During 100 minutes of playing time, each of 5 teams plays each of the other teams 4 times exactly once. Only 2 teams play at any given time. If the total playing time for each team is the same, what is the total number of minutes that each team plays?
Answer: 40
No idea how to even start this. HELP
100 minutes of playing time, and 2 teams play at any time, so a total of 200 team-minutes are played.
Distributed evenly across 5 teams, this gives 40 minutes of playing time per team.
The total number of games is 10 (can you tell why?).
100min / 10 = 10min per game.
Since each team plays exactly 4 games, the total playing time for each team is 10min x 4 = 40min.
@avneety What’s this question’s source?
I misread this and got the same answer! I read that each team played the others TWICE. So I got a total of 20 games played, 5 minutes per game. Each team plays 8…5 min x 8 = 40 minutes.
So why didn’t my mistake matter? See @MITer94 's clever solution above!
Do you mean “each of 5 teams plays each of the other 4 teams exactly once?”
The problem you posted is very different, “each of 5 teams plays each of the other teams 4 times exactly once.”
How can each team play each other team “4 times” but “exactly once?”
If you mean just exactly once, the problem becomes much more simple.
What a rich question!
@curlypie99 I bet, that was a typo: the question should read
Amazingly, as @pckeller noted, it does not matter whether each of the teams played each of the other teams once or twice - the answer will be the same!
Actually, as long as each team played each of the other teams the same number of times (once, or twice, or 3 times, or whatever), the answer still will be 40 minutes.
But wait, there is more!
Both @pckeller and I arbitrarily assumed that each individual game’s time was the same number of minutes (that assumption would be okay if the question appeared on the SAT; by the way, I think it’s more like Math 2 Level 2 type of question).
Those individual games’ times can be different! (Think a tournament table and sudoku; there are just a couple of restrictions.)
That’s the power of math (and the math power of @MITer94) for ya.

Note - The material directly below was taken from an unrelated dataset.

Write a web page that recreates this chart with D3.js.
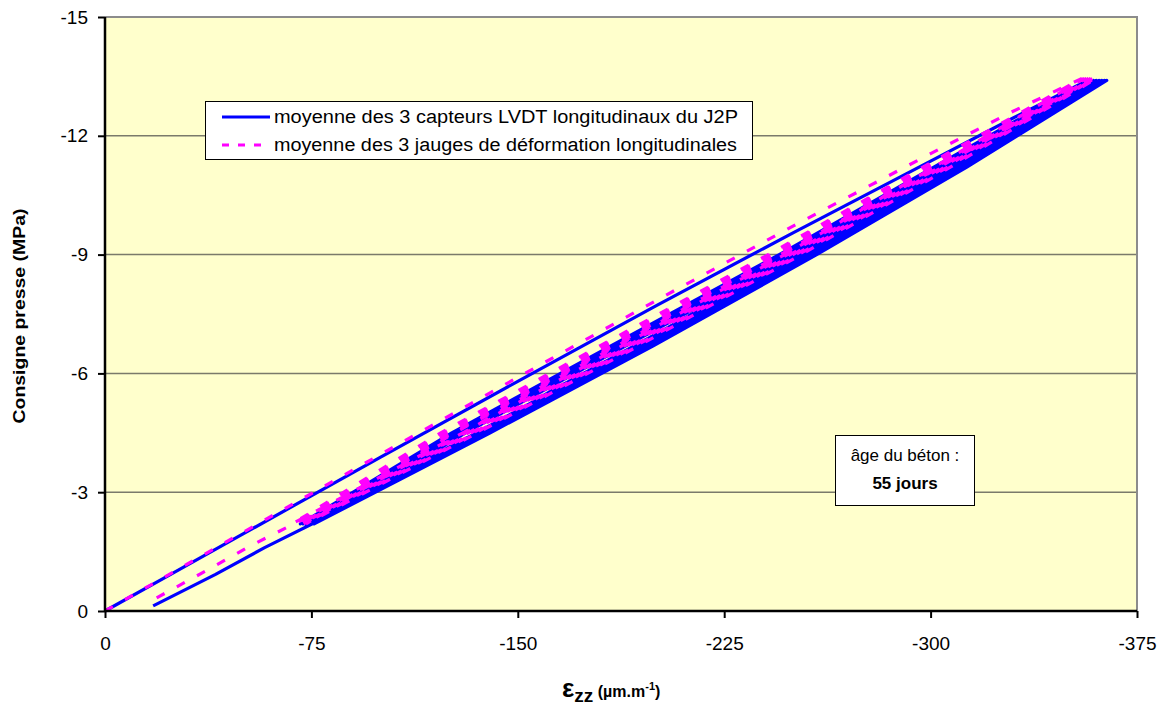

^yeah, oftentimes even the hardest SAT questions have a pretty simple solution, even if it takes more effort to find.
For what it’s worth, this is pretty much a stock SAT question. It comes up often enough that it’s a good choice to make sure you understand.
@bjkmom Could you support your statement by pointing to several similar questions in some of the QAS’s? I have a colection of all of the released SAT’s going back about 13 years. (After the January SAT the value of this compendiun will drop dramatically. `: )
I’ve been teaching SAT prep for a good 20 years. Sorry, but I throw out the book each time a new edition comes out.
But every time I see a problem like this-- or like one of several other stock types-- I make a point of showing the kids the approach and tell them to take notice.